Ex-NNPC workers owed 10 yrs’ pension, seek Osinbajo’s intervention

As many pray for death
The Retired Staff Association of the Nigerian National Petroleum Corporation (NNPC) want the Acting President, Yemi Osinbajo to intervene and save tyem from starvation, following the non-payment of their entitlements in the last 10 years.
Vice-Chairman of the Lagos State Branch of the pensioners association, Femi Johnson, while briefing journalists recently, called on Osinbajo to help ensure they are paid so as to save their lives and end the sufferings of those still managing to survive.
According to Johnson, life had been unbearable for most of the 1,200 NNPC pensioners in Lagos; and about 12,000 nationwide, as their meagre entitlements had not been paid for more than a decade.
He said that since government was magnanimous enough to release money for the payment of contractors and oil marketers, it should extend same to the pensioners, who spent most of their useful lifetime serving the nation, many at the risk of their lives.

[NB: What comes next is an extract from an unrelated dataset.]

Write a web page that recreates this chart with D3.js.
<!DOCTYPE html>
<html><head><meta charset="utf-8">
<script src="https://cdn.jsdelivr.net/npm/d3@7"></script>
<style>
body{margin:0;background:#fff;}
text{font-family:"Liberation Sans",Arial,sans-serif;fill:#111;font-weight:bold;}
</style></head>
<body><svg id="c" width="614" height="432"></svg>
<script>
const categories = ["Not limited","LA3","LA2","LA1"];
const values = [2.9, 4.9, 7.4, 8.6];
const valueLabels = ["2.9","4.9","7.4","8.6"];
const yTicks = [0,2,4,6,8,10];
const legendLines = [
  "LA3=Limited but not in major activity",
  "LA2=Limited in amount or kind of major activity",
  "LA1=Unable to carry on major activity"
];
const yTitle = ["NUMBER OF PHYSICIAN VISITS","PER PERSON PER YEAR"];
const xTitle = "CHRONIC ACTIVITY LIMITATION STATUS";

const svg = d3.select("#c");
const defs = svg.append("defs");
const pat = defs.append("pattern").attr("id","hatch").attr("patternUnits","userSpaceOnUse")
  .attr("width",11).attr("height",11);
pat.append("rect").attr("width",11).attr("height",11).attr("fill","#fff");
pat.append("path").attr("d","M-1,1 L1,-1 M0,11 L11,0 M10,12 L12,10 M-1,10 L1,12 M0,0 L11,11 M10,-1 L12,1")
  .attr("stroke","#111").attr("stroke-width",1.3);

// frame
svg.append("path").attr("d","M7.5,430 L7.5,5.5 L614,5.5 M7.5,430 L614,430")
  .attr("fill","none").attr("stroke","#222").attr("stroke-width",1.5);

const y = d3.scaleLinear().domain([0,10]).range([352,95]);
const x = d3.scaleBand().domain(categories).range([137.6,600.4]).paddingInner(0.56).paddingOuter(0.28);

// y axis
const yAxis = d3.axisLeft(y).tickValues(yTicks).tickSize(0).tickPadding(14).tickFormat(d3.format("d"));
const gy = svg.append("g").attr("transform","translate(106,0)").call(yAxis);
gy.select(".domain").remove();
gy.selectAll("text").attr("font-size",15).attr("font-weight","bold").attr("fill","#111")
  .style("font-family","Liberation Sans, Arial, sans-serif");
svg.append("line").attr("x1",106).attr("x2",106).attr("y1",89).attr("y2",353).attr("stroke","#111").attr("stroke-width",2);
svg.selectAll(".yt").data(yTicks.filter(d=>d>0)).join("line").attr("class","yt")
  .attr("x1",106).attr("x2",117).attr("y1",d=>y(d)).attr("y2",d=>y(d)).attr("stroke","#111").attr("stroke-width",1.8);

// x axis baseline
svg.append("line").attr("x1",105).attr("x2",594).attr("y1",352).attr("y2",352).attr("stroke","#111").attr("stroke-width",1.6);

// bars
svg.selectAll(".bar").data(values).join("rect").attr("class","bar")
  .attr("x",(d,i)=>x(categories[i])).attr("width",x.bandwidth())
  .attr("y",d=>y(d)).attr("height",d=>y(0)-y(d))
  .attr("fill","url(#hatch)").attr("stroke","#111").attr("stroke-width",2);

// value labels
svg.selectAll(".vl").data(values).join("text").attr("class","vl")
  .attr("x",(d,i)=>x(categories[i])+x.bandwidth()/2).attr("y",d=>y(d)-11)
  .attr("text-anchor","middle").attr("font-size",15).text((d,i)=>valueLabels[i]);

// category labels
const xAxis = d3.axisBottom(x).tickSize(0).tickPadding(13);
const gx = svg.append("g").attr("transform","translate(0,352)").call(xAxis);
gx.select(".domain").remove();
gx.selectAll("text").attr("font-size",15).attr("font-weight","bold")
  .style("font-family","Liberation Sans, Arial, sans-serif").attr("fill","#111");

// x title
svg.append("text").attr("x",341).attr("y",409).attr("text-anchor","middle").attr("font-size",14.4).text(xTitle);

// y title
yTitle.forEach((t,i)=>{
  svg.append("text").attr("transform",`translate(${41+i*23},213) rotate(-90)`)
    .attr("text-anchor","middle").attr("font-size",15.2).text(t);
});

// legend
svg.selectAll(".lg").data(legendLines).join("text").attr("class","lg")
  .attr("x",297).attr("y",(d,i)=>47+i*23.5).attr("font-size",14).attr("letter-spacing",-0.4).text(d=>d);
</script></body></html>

Earlier in the month, the Federal Government approved the release of N27 trillion for the payment of outstanding debts, which it owed contractors, pensioners and oil marketers over the last 20 years.
Making the declaration on Wednesday, Minister of Finance, Mrs. Kemi Adeosun, said, “the Federal Executive Council approved the Ministry of Finance’s proposed validation process to ensure that beneficiaries were paid through the issuance of liquid promissory notes of 10-year tenure.
The minister said government was determined to resolve a number of inherited and long outstanding Federal Government’s obligations to contractors, state governments and employees.
Reacting to the approval to pay contractors and oil marketers, the pensioners enjoined the Federal Government to also put pensioners of the state-run oil company into consideration as many had not been paid in the last 10 years.
Johnson expressed regret that many had died in frustration while those still living were virtually becoming walking corpses.
“Most of us cannot even take care of medical expenses in orthodox hospitals and now go to take alternative medicines in our old ages with the attendant risks.
“Many have been chased out by their landlords as they had piled up astronomical rents, which they cannot pay.Our children have been sent out of schools and we just can’t make ends meet. The truth is that many of us are now even praying for death as life has become meaningless,’’ he said.
Johnson called on the Acting President to look into the issue, and ensure that the situation was salvaged without further delay.